Casi podríamos decir que a No mires arriba (Adam McKay, 2021), la sátira con meteorito incluido de Netflix, funciona en buena parte porque se parece en cierto modo a La casa Gucci (Ridley Scott, 2021): si la una cuenta entre sus actores con Lady Gaga, Adam Driver, Al Pacino, Jeremy Irons o Jared Leto, la otra tiene a Jennifer Lawrence, Leonardo DiCaprio, Meryl Streep, Cate Blanchett, Timothée Chalamet, Jonah Hill, Ron Perlman o Mark Rylance, que se dice pronto. Y, con semejantes repartazos, ambas ganan un montón para su causa fílmica.
Las posibilidades de las interpretaciones en el segundo largo se acentúan por la excentricidad y el surrealismo de su comedia; algo esperable con un director y guionista como el estadounidense Adam McKay. Pero lo que no podíamos suponer es que se decidiría por añadir un par de escenas poscréditos a la manera del Universo Cinematográfico de Marvel; y, por ese tono de No mires arriba que incluye hasta parodias del infausto Donald Trump, más del estilo de las de la irreverente Thor: Ragnarok (Taika Waititi, 2017) que de otras entregas más serias del mismo.
No era posible un final feliz para ‘No mires arriba’
Esta película de Netflix no podía tener un final feliz. Si no, habría traicionado su espíritu implacable, que se burla de la desoladora banalidad humana y de la arrolladora estupidez sociopolítica en la civilización actual; concretamente acotadas en Estados Unidos. Exagera, por supuesto, pero es necesario para que el humor y la crítica cumplan con su imprescindible y sagrado cometido. Así, pese a los esfuerzos del doctor Randall Mindy (Leonardo DiCaprio) y sus colegas Kate Dibiasky (Jennifer Lawrence) y Teddy Oglethorpe (Rob Morgan), el apocalipsis ocurre en No mires arriba.
El gigantesco asteroide que ella había descubierto se acaba estampando contra nuestro planeta azul. Porque ni el equipo de la presidenta Janie Orlean (Meryl Streep), ni los comunicadores Brie Evantee (Cate Blanchett) y Jack Bremmer (Tyler Perry) ni el magnate tecnológico Peter Isherwell (Mark Rylance) se lo llegan a tomar verdaderamente en serio. A pesar de lo que el último construye una nave para que un selecto grupo de personas puedan salir por patas en busca de otro planeta habitable antes de que el pedrusco colosal se estrelle y les aniquile.
Por supuesto, mientras que los perseverantes pero abatidos Randall Mindy, Kate Dibiasky y Teddy Oglethorpe corren la misma suerte que la inmensa mayoría de la humanidad, pereciendo juntos con sus seres queridos, la nave dichosa despega.
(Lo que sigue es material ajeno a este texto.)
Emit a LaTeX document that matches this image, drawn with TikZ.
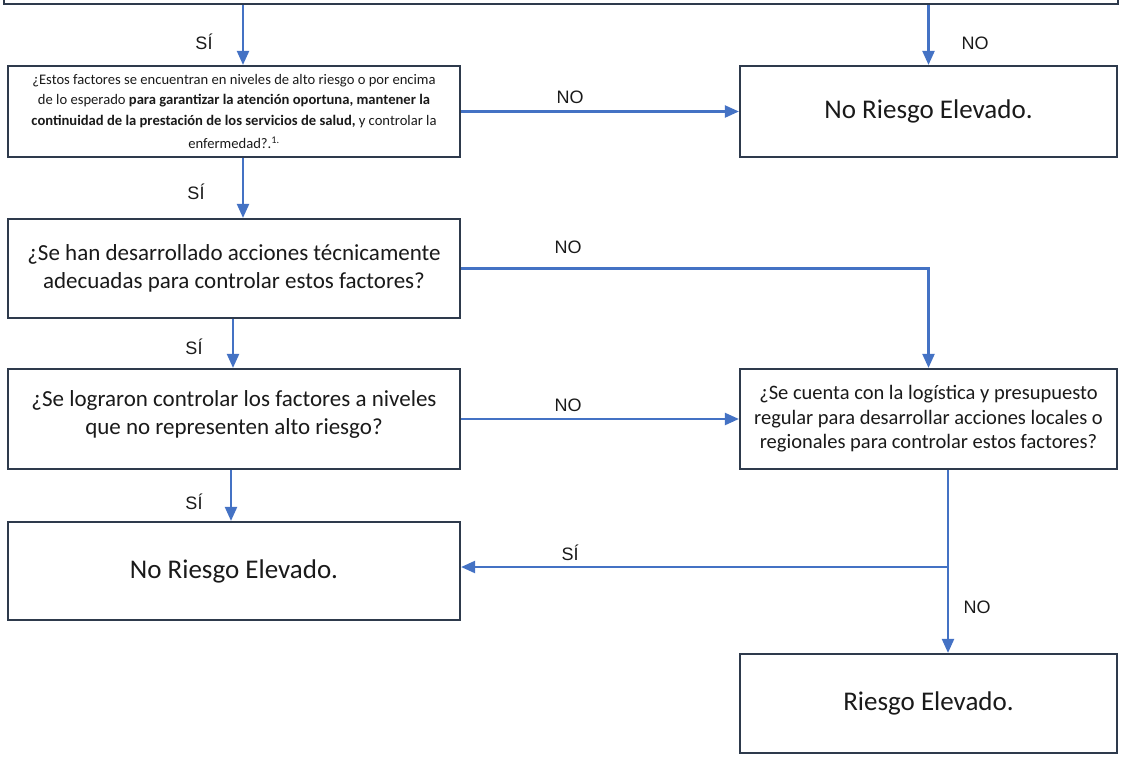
\documentclass[tikz,border=0pt]{standalone}
\usepackage{fontspec}
\setmainfont{Carlito}
\newfontfamily\labfont{Liberation Sans}
\usetikzlibrary{arrows.meta}
\definecolor{flow}{HTML}{4472C4}
\definecolor{edgec}{HTML}{2E3A4C}
\definecolor{txt}{HTML}{1A1A1A}
\begin{document}
\begin{tikzpicture}[x=1pt,y=-1pt,
  box/.style={draw=edgec, line width=2.2pt, fill=white, inner sep=4pt, align=center, text=txt},
  arr/.style={draw=flow, line width=2.2pt, -{Triangle[length=14pt,width=12pt]}},
  lab/.style={font=\labfont\fontsize{18}{20}\selectfont, text=txt},
  big/.style={font=\fontsize{27}{30}\selectfont},
  mid/.style={font=\fontsize{23}{28}\selectfont},
  sml/.style={font=\fontsize{20.5}{24.5}\selectfont}]
\useasboundingbox (0,0) rectangle (1127,761);
\begin{scope}
\clip (0,0) rectangle (1127,761);
\node[box, minimum width=1114pt, minimum height=44pt] (top) at (561,-18) {};
\end{scope}
\node[box, minimum width=452pt, minimum height=91pt, font=\fontsize{14.6}{20.5}\selectfont] (q1) at (234,111.5)
  {¿Estos factores se encuentran en niveles de alto riesgo o por encima\\
   de lo esperado \textbf{para garantizar la atención oportuna, mantener la}\\
   \textbf{continuidad de la prestación de los servicios de salud,} y controlar la\\[3pt]
   enfermedad?.\textsuperscript{1.}};
\node[box, big, minimum width=377pt, minimum height=91pt] (nr1) at (928.5,111.5) {No Riesgo Elevado.};
\node[box, mid, minimum width=452pt, minimum height=99pt] (q2) at (234,268.5)
  {¿Se han desarrollado acciones técnicamente\\ adecuadas para controlar estos factores?\\[-24pt]\mbox{}};
\node[box, mid, minimum width=452pt, minimum height=100pt] (q3) at (234,419)
  {¿Se lograron controlar los factores a niveles\\ que no representen alto riesgo?\\[-16pt]\mbox{}};
\node[box, sml, minimum width=377pt, minimum height=100pt] (q4) at (928.5,419)
  {¿Se cuenta con la logística y presupuesto\\ regular para desarrollar acciones locales o\\ regionales para controlar estos factores?};
\node[box, big, minimum width=452pt, minimum height=98pt] (nr2) at (234,571) {No Riesgo Elevado.};
\node[box, big, minimum width=377pt, minimum height=99pt] (re) at (928.5,703.5) {Riesgo Elevado.};

\coordinate (xa) at (243,0);
\coordinate (xb) at (233,0);
\coordinate (xc) at (231,0);
\coordinate (xd) at (948,0);
\coordinate (j) at (948,567);

\draw[arr] (top.south -| xa) -- (q1.north -| xa);
\draw[arr] (top.south -| nr1.north) -- (nr1.north);
\draw[arr] (q1.east) -- (nr1.west);
\draw[arr] (q1.south -| xa) -- (q2.north -| xa);
\draw[arr] (q2.east) -| (q4.north);
\draw[arr] (q2.south -| xb) -- (q3.north -| xb);
\draw[arr] (q3.east) -- (q4.west);
\draw[arr] (q3.south -| xc) -- (nr2.north -| xc);
\draw[arr] (q4.south -| xd) -- (re.north -| xd);
\draw[arr] (j) -- (j -| nr2.east);

\node[lab] (l1) at (204,42) {SÍ};
\node[lab] (l2) at (975,43) {NO};
\node[lab] (l3) at (570,97) {NO};
\node[lab] (l4) at (196,192) {SÍ};
\node[lab] (l5) at (568,247) {NO};
\node[lab] (l6) at (194,347) {SÍ};
\node[lab] (l7) at (568,405) {NO};
\node[lab] (l8) at (194,502) {SÍ};
\node[lab] (l9) at (570,553) {SÍ};
\node[lab] (l10) at (977,607) {NO};
\end{tikzpicture}
\end{document}
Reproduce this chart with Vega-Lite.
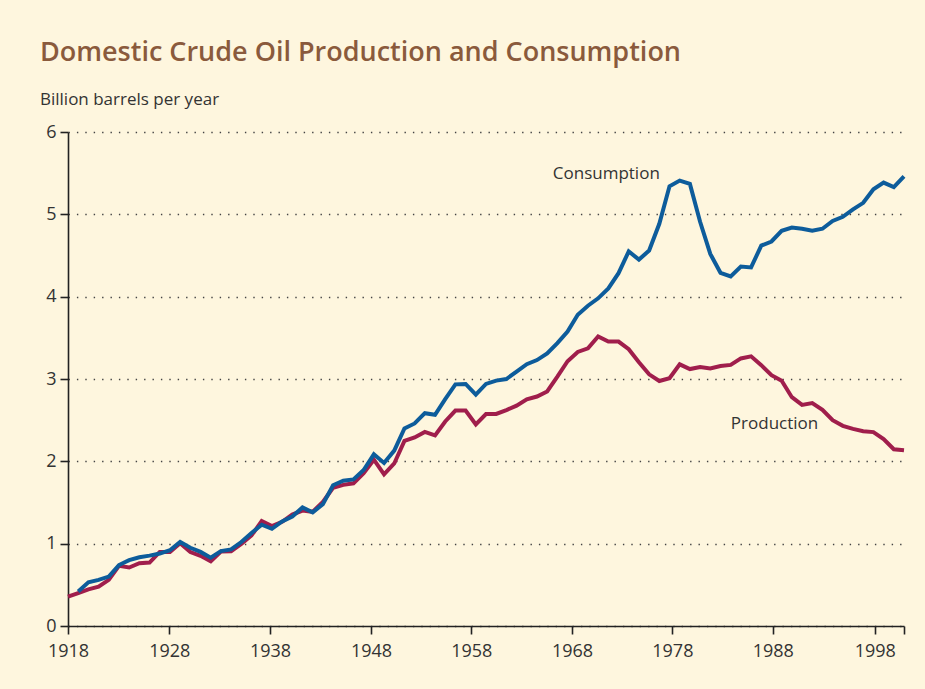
{
  "$schema": "https://vega.github.io/schema/vega-lite/v6.json",
  "autosize": "none",
  "width": 836,
  "height": 494,
  "padding": {"left": 68, "top": 132, "right": 21, "bottom": 63},
  "background": "#fef6de",
  "config": {
    "view": {"stroke": null},
    "font": "Open Sans",
    "axis": {
      "labelFont": "Open Sans",
      "labelFontSize": 18,
      "labelColor": "#333333",
      "domainColor": "#222222",
      "domainWidth": 1.6,
      "tickColor": "#222222",
      "tickWidth": 1.6,
      "tickSize": 8,
      "title": null
    }
  },
  "title": {
    "text": "Domestic Crude Oil Production and Consumption",
    "subtitle": "Billion barrels per year",
    "anchor": "start",
    "frame": "group",
    "dx": -28,
    "offset": 14,
    "font": "Open Sans",
    "fontSize": 27,
    "fontWeight": 600,
    "color": "#8a5a3c",
    "subtitleFont": "Open Sans",
    "subtitleFontSize": 17,
    "subtitleColor": "#333333",
    "subtitlePadding": 25
  },
  "datasets": {
    "oil": [
      {"year": 1918, "series": "Production", "value": 0.356},
      {"year": 1919, "series": "Production", "value": 0.40},
      {"year": 1920, "series": "Production", "value": 0.445},
      {"year": 1921, "series": "Production", "value": 0.477},
      {"year": 1922, "series": "Production", "value": 0.56},
      {"year": 1923, "series": "Production", "value": 0.73},
      {"year": 1924, "series": "Production", "value": 0.71},
      {"year": 1925, "series": "Production", "value": 0.763},
      {"year": 1926, "series": "Production", "value": 0.771},
      {"year": 1927, "series": "Production", "value": 0.90},
      {"year": 1928, "series": "Production", "value": 0.90},
      {"year": 1929, "series": "Production", "value": 1.005},
      {"year": 1930, "series": "Production", "value": 0.898},
      {"year": 1931, "series": "Production", "value": 0.852},
      {"year": 1932, "series": "Production", "value": 0.785},
      {"year": 1933, "series": "Production", "value": 0.905},
      {"year": 1934, "series": "Production", "value": 0.908},
      {"year": 1935, "series": "Production", "value": 0.997},
      {"year": 1936, "series": "Production", "value": 1.10},
      {"year": 1937, "series": "Production", "value": 1.275},
      {"year": 1938, "series": "Production", "value": 1.214},
      {"year": 1939, "series": "Production", "value": 1.265},
      {"year": 1940, "series": "Production", "value": 1.353},
      {"year": 1941, "series": "Production", "value": 1.402},
      {"year": 1942, "series": "Production", "value": 1.387},
      {"year": 1943, "series": "Production", "value": 1.506},
      {"year": 1944, "series": "Production", "value": 1.678},
      {"year": 1945, "series": "Production", "value": 1.714},
      {"year": 1946, "series": "Production", "value": 1.733},
      {"year": 1947, "series": "Production", "value": 1.857},
      {"year": 1948, "series": "Production", "value": 2.02},
      {"year": 1949, "series": "Production", "value": 1.842},
      {"year": 1950, "series": "Production", "value": 1.974},
      {"year": 1951, "series": "Production", "value": 2.248},
      {"year": 1952, "series": "Production", "value": 2.29},
      {"year": 1953, "series": "Production", "value": 2.357},
      {"year": 1954, "series": "Production", "value": 2.315},
      {"year": 1955, "series": "Production", "value": 2.484},
      {"year": 1956, "series": "Production", "value": 2.617},
      {"year": 1957, "series": "Production", "value": 2.617},
      {"year": 1958, "series": "Production", "value": 2.449},
      {"year": 1959, "series": "Production", "value": 2.575},
      {"year": 1960, "series": "Production", "value": 2.575},
      {"year": 1961, "series": "Production", "value": 2.622},
      {"year": 1962, "series": "Production", "value": 2.676},
      {"year": 1963, "series": "Production", "value": 2.753},
      {"year": 1964, "series": "Production", "value": 2.787},
      {"year": 1965, "series": "Production", "value": 2.849},
      {"year": 1966, "series": "Production", "value": 3.028},
      {"year": 1967, "series": "Production", "value": 3.216},
      {"year": 1968, "series": "Production", "value": 3.329},
      {"year": 1969, "series": "Production", "value": 3.372},
      {"year": 1970, "series": "Production", "value": 3.517},
      {"year": 1971, "series": "Production", "value": 3.454},
      {"year": 1972, "series": "Production", "value": 3.455},
      {"year": 1973, "series": "Production", "value": 3.361},
      {"year": 1974, "series": "Production", "value": 3.203},
      {"year": 1975, "series": "Production", "value": 3.057},
      {"year": 1976, "series": "Production", "value": 2.976},
      {"year": 1977, "series": "Production", "value": 3.009},
      {"year": 1978, "series": "Production", "value": 3.178},
      {"year": 1979, "series": "Production", "value": 3.121},
      {"year": 1980, "series": "Production", "value": 3.146},
      {"year": 1981, "series": "Production", "value": 3.129},
      {"year": 1982, "series": "Production", "value": 3.157},
      {"year": 1983, "series": "Production", "value": 3.171},
      {"year": 1984, "series": "Production", "value": 3.25},
      {"year": 1985, "series": "Production", "value": 3.275},
      {"year": 1986, "series": "Production", "value": 3.168},
      {"year": 1987, "series": "Production", "value": 3.047},
      {"year": 1988, "series": "Production", "value": 2.979},
      {"year": 1989, "series": "Production", "value": 2.779},
      {"year": 1990, "series": "Production", "value": 2.685},
      {"year": 1991, "series": "Production", "value": 2.707},
      {"year": 1992, "series": "Production", "value": 2.625},
      {"year": 1993, "series": "Production", "value": 2.499},
      {"year": 1994, "series": "Production", "value": 2.431},
      {"year": 1995, "series": "Production", "value": 2.394},
      {"year": 1996, "series": "Production", "value": 2.366},
      {"year": 1997, "series": "Production", "value": 2.355},
      {"year": 1998, "series": "Production", "value": 2.27},
      {"year": 1999, "series": "Production", "value": 2.147},
      {"year": 2000, "series": "Production", "value": 2.135},
      {"year": 1919, "series": "Consumption", "value": 0.42},
      {"year": 1920, "series": "Consumption", "value": 0.53},
      {"year": 1921, "series": "Consumption", "value": 0.56},
      {"year": 1922, "series": "Consumption", "value": 0.60},
      {"year": 1923, "series": "Consumption", "value": 0.74},
      {"year": 1924, "series": "Consumption", "value": 0.80},
      {"year": 1925, "series": "Consumption", "value": 0.835},
      {"year": 1926, "series": "Consumption", "value": 0.855},
      {"year": 1927, "series": "Consumption", "value": 0.88},
      {"year": 1928, "series": "Consumption", "value": 0.92},
      {"year": 1929, "series": "Consumption", "value": 1.02},
      {"year": 1930, "series": "Consumption", "value": 0.95},
      {"year": 1931, "series": "Consumption", "value": 0.90},
      {"year": 1932, "series": "Consumption", "value": 0.83},
      {"year": 1933, "series": "Consumption", "value": 0.91},
      {"year": 1934, "series": "Consumption", "value": 0.93},
      {"year": 1935, "series": "Consumption", "value": 1.02},
      {"year": 1936, "series": "Consumption", "value": 1.13},
      {"year": 1937, "series": "Consumption", "value": 1.23},
      {"year": 1938, "series": "Consumption", "value": 1.18},
      {"year": 1939, "series": "Consumption", "value": 1.27},
      {"year": 1940, "series": "Consumption", "value": 1.33},
      {"year": 1941, "series": "Consumption", "value": 1.44},
      {"year": 1942, "series": "Consumption", "value": 1.38},
      {"year": 1943, "series": "Consumption", "value": 1.48},
      {"year": 1944, "series": "Consumption", "value": 1.71},
      {"year": 1945, "series": "Consumption", "value": 1.765},
      {"year": 1946, "series": "Consumption", "value": 1.78},
      {"year": 1947, "series": "Consumption", "value": 1.895},
      {"year": 1948, "series": "Consumption", "value": 2.085},
      {"year": 1949, "series": "Consumption", "value": 1.98},
      {"year": 1950, "series": "Consumption", "value": 2.13},
      {"year": 1951, "series": "Consumption", "value": 2.40},
      {"year": 1952, "series": "Consumption", "value": 2.46},
      {"year": 1953, "series": "Consumption", "value": 2.585},
      {"year": 1954, "series": "Consumption", "value": 2.565},
      {"year": 1955, "series": "Consumption", "value": 2.755},
      {"year": 1956, "series": "Consumption", "value": 2.935},
      {"year": 1957, "series": "Consumption", "value": 2.94},
      {"year": 1958, "series": "Consumption", "value": 2.81},
      {"year": 1959, "series": "Consumption", "value": 2.94},
      {"year": 1960, "series": "Consumption", "value": 2.98},
      {"year": 1961, "series": "Consumption", "value": 3.0},
      {"year": 1962, "series": "Consumption", "value": 3.09},
      {"year": 1963, "series": "Consumption", "value": 3.18},
      {"year": 1964, "series": "Consumption", "value": 3.23},
      {"year": 1965, "series": "Consumption", "value": 3.31},
      {"year": 1966, "series": "Consumption", "value": 3.435},
      {"year": 1967, "series": "Consumption", "value": 3.575},
      {"year": 1968, "series": "Consumption", "value": 3.78},
      {"year": 1969, "series": "Consumption", "value": 3.89},
      {"year": 1970, "series": "Consumption", "value": 3.98},
      {"year": 1971, "series": "Consumption", "value": 4.10},
      {"year": 1972, "series": "Consumption", "value": 4.285},
      {"year": 1973, "series": "Consumption", "value": 4.55},
      {"year": 1974, "series": "Consumption", "value": 4.45},
      {"year": 1975, "series": "Consumption", "value": 4.56},
      {"year": 1976, "series": "Consumption", "value": 4.885},
      {"year": 1977, "series": "Consumption", "value": 5.34},
      {"year": 1978, "series": "Consumption", "value": 5.41},
      {"year": 1979, "series": "Consumption", "value": 5.37},
      {"year": 1980, "series": "Consumption", "value": 4.91},
      {"year": 1981, "series": "Consumption", "value": 4.52},
      {"year": 1982, "series": "Consumption", "value": 4.29},
      {"year": 1983, "series": "Consumption", "value": 4.245},
      {"year": 1984, "series": "Consumption", "value": 4.365},
      {"year": 1985, "series": "Consumption", "value": 4.355},
      {"year": 1986, "series": "Consumption", "value": 4.62},
      {"year": 1987, "series": "Consumption", "value": 4.67},
      {"year": 1988, "series": "Consumption", "value": 4.80},
      {"year": 1989, "series": "Consumption", "value": 4.84},
      {"year": 1990, "series": "Consumption", "value": 4.825},
      {"year": 1991, "series": "Consumption", "value": 4.80},
      {"year": 1992, "series": "Consumption", "value": 4.825},
      {"year": 1993, "series": "Consumption", "value": 4.92},
      {"year": 1994, "series": "Consumption", "value": 4.97},
      {"year": 1995, "series": "Consumption", "value": 5.06},
      {"year": 1996, "series": "Consumption", "value": 5.14},
      {"year": 1997, "series": "Consumption", "value": 5.305},
      {"year": 1998, "series": "Consumption", "value": 5.385},
      {"year": 1999, "series": "Consumption", "value": 5.33},
      {"year": 2000, "series": "Consumption", "value": 5.46}
    ],
    "labels": [
      {"year": 1970.8, "value": 5.49, "label": "Consumption"},
      {"year": 1987.3, "value": 2.45, "label": "Production"}
    ]
  },
  "layer": [
    {
      "data": {"name": "oil"},
      "mark": {"type": "line", "strokeWidth": 4, "strokeJoin": "miter", "strokeCap": "butt"},
      "encoding": {
        "x": {
          "field": "year",
          "type": "quantitative",
          "scale": {"domain": [1918, 2000], "nice": false, "zero": false},
          "axis": {
            "values": [1918, 1927.93, 1937.81, 1947.72, 1957.56, 1967.44, 1977.28, 1987.13, 1997.13, 2000],
            "labelExpr": "datum.value > 1999 ? '' : format(1918 + 10 * round((datum.value - 1918) / 10), 'd')",
            "grid": false,
            "labelPadding": 8,
            "labelFlush": false,
            "labelOverlap": false
          }
        },
        "y": {
          "field": "value",
          "type": "quantitative",
          "scale": {"domain": [0, 6], "nice": false},
          "axis": {
            "values": [0, 1, 2, 3, 4, 5, 6],
            "format": "d",
            "grid": true,
            "gridColor": "#444444",
            "gridWidth": 1.4,
            "gridDash": [1.4, 7],
            "labelPadding": 4
          }
        },
        "color": {
          "field": "series",
          "type": "nominal",
          "scale": {"domain": ["Consumption", "Production"], "range": ["#0d5c9b", "#a01e4c"]},
          "legend": null
        },
        "order": {"field": "year", "type": "quantitative"}
      }
    },
    {
      "data": {"name": "labels"},
      "mark": {"type": "text", "font": "Open Sans", "fontSize": 17, "color": "#333333", "align": "center", "baseline": "middle"},
      "encoding": {
        "x": {"field": "year", "type": "quantitative"},
        "y": {"field": "value", "type": "quantitative"},
        "text": {"field": "label"}
      }
    }
  ]
}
Y sus ocupantes pueden irse con sus ínfulas ridículas a otro lugar de la galaxia. Y todo esto se opone diametralmente a lo heroico de Armageddon, a lo dramático de Deep Impact (Michael Bay, Mimi Leder, 1998) y a lo solemne de ambas aproximaciones a la misma historia sobre el fin del mundo.
Ni tras el apocalipsis hay redención
En la primera escena poscréditos o intercréditos de No mires arriba, la nave consigue aterrizar en un planeta apto para vivir veintitantos mil años después de que el meteorito de Kate Dibiasky barra la superficie de la Tierra. Cuando descienden a la de su nuevo hogar, hay comentarios de que es una alegría que solo hayan muerto unas cuantas docenas de personas criogenizadas durante el largo viaje. Y, a los segundos, un monstruo alienígena asesina y devora a la Janie Orlean de Meryl Streep, y el Peter Isherwell de Mark Rylance dice que debe de ser un bronteroc, como había predicho su algoritmo futurista unas secuencias atrás.
Por otro lado, la escena final nos descubre que al menos ha habido un superviviente en el ahora inhóspito globo terráqueo. Se trata del Jason Orlean de Jonah Hill, hijo de la presidenta; al que esta última había abandonado allí por puro descuido, hilarantemente incompatible con el amor materno. El desagradable individuo sale de entre las ruinas de la Casa Blanca, llamando aún a su madre huida; y decide grabar un vídeo con su teléfono móvil y la absurda idea de enviarlo a una red que ya no existe.